Volver a tener gripa
¿Cómo ha cambiado la experiencia de tener una simple gripa año y medio después del inicio de la pandemia? Mucho limón y moringa en este testimonio de Jorge Mestre.
ace unos días sucedió y quién podría imaginar que sería un alivio enterarnos de que solo teníamos una gripa espantosa, pero tan solo una gripa al fin y al cabo. Estaba mirando un video sobre la rareza casi alienígena que vienen siendo los pulpos cuando noté que un compañero de piso comenzó con una tos horrible y yo volví a flipar con el peor de los presentimientos: he aquí de nuevo el Covid. Mi pareja también notó lo mismo en su casa, pocos días después de que hubiéramos estado juntos allá, de visita, muertos de risa todos alrededor de la mesa. Al par de días, ella y yo caímos enfermos también. Pero luego de un par de pruebas PCR fue claro que no, no tendríamos que suspender todo contacto con el exterior, pedir una cantidad de mercado considerable para aguantar diez días de encierro, quemarnos con alcohol y jabón las manos intentando matar a un enemigo invisible.
No: tan solo íbamos a vivir una de las experiencias más rutinarias de la vida en Bogotá desde mucho antes de la pandemia en momentos tan fríos como febrero y sus heladas, abril y sus lluvias, y agosto y sus vientos.
Sin embargo, despertar apestado se me ha convertido en una verdadera experiencia turística. Hay cosas que han cambiado en el último año y medio: en el mesón de la cocina hay, de forma permanente, miel, jengibre, limón, yerbabuena, canela, y la nueva integrante estrella de los remedios caseros para el resfriado viral: la moringa. Le tenemos apodo: Moringuer Ingelheim. Antes de la pandemia estas cosas solo hacían su aparición en escena de la mano de la enfermedad. El termómetro y el oxímetro de pulso también hacen parte del botiquín actualizado que me saluda cada mañana desde la mesa del baño. Mi propia maestría pelando jengibre también es novedad. Pero la verdadera novedad es sentir goteo por la nariz, un cosquilleo molesto en la garganta y un acceso de tos que parece venir del inframundo, y no sentir miedo, ese miedo que trajo el coronavirus y que se ha metido tan hondo que parece siempre haber estado ahí, a la vuelta de cada resfriado.
Ahora, lo que he sentido mirándome al espejo con los ojos rojos, la nariz tapada, los ojos pegados del sueño y la tos de toda la vida es, apenas, una extraña familiaridad, como quien se pone un par de tenis viejos recién reencontrados.
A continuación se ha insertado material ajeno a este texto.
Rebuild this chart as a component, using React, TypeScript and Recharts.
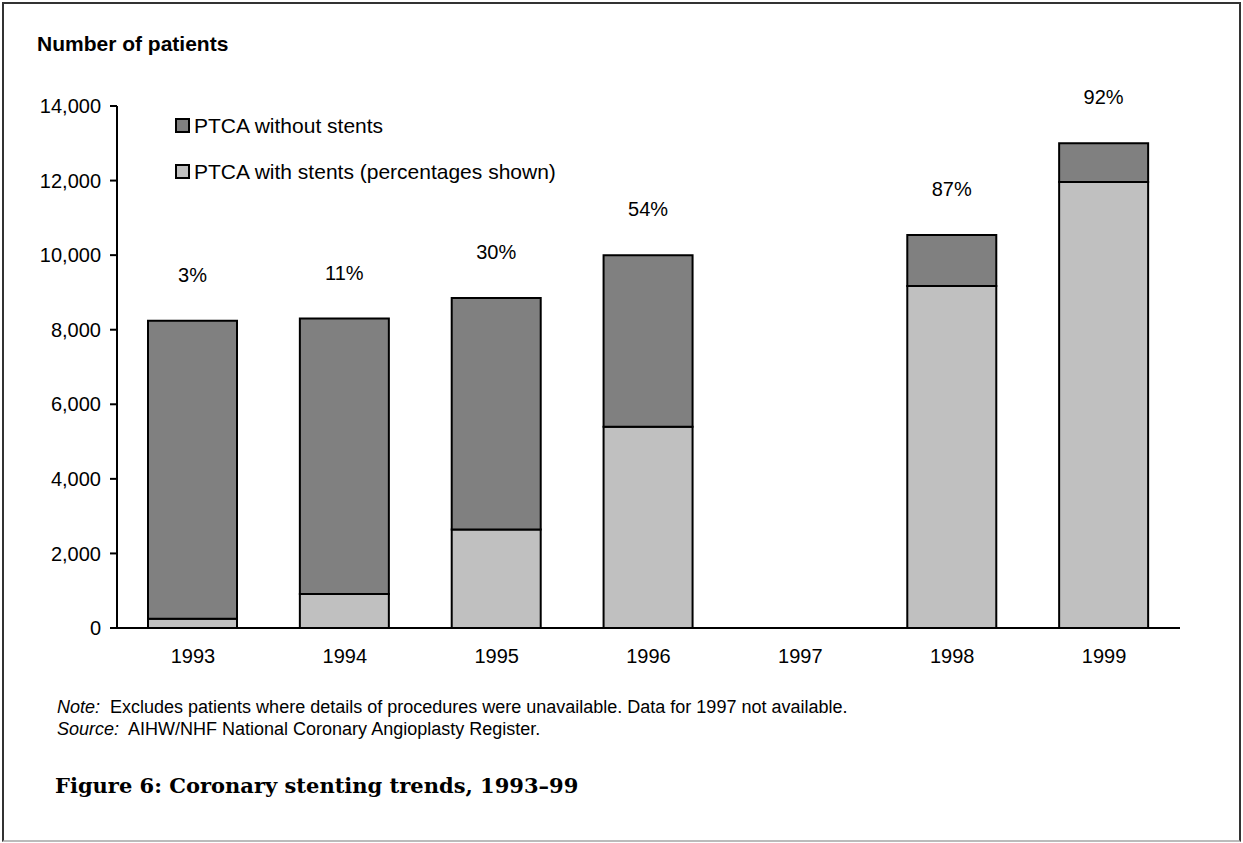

Una sensación de que esto siempre ha sido así. Pienso que no debería ser sorpresa. Los virus y las bacterias que nos enferman son parte intrínseca de la vida de todas las especies: fueron unos de los primeros en aparecer sobre la Tierra y es posible que sean los últimos en salir de ella. No estamos solos en esto.
Hablando de pulpos, varios estudiosos han señalado que su genoma –raro como pocos– parece haber sido “desordenado” o “trastocado” por algún virus hace mucho mucho tiempo. Es poco probable que semejante desorden genético pueda surgir de un solo contagio por individuo; es más probable, en cambio, suponer que los pulpos se contagiaron muchas veces cada uno así como nos contagiamos nosotros con los virus que nos enferman de gripa. Y los pulpos son hoy son una de las especies más fascinantes que haya producido la evolución.
Desconozco si la gripa podría hacernos mutar así, y a lo mejor es improbable. Pero a mí me gusta esta historia, imaginarme entre estornudos y remedios como un pulpo antiguo, un eslabón extraño en ese proceso que nos altera y vaya uno a saber en qué termine de convertirnos. Por ahora, sacando viejos promedios, me quedan unos siete días de gárgaras con Isodine, aguas de jengibre, moringa y canela, jugo de naranja, Dolex para sufrir menos y trabajo en estado de trance y duermevela. Suficiente tiempo para volver a viejas rutinas y sobrevivir a lo normal, para dejar de estornudar y a lo mejor, soportar otro de esos mil ciclos que nos cambian la vida entre la salud y la enfermedad. A veces sin darnos cuenta.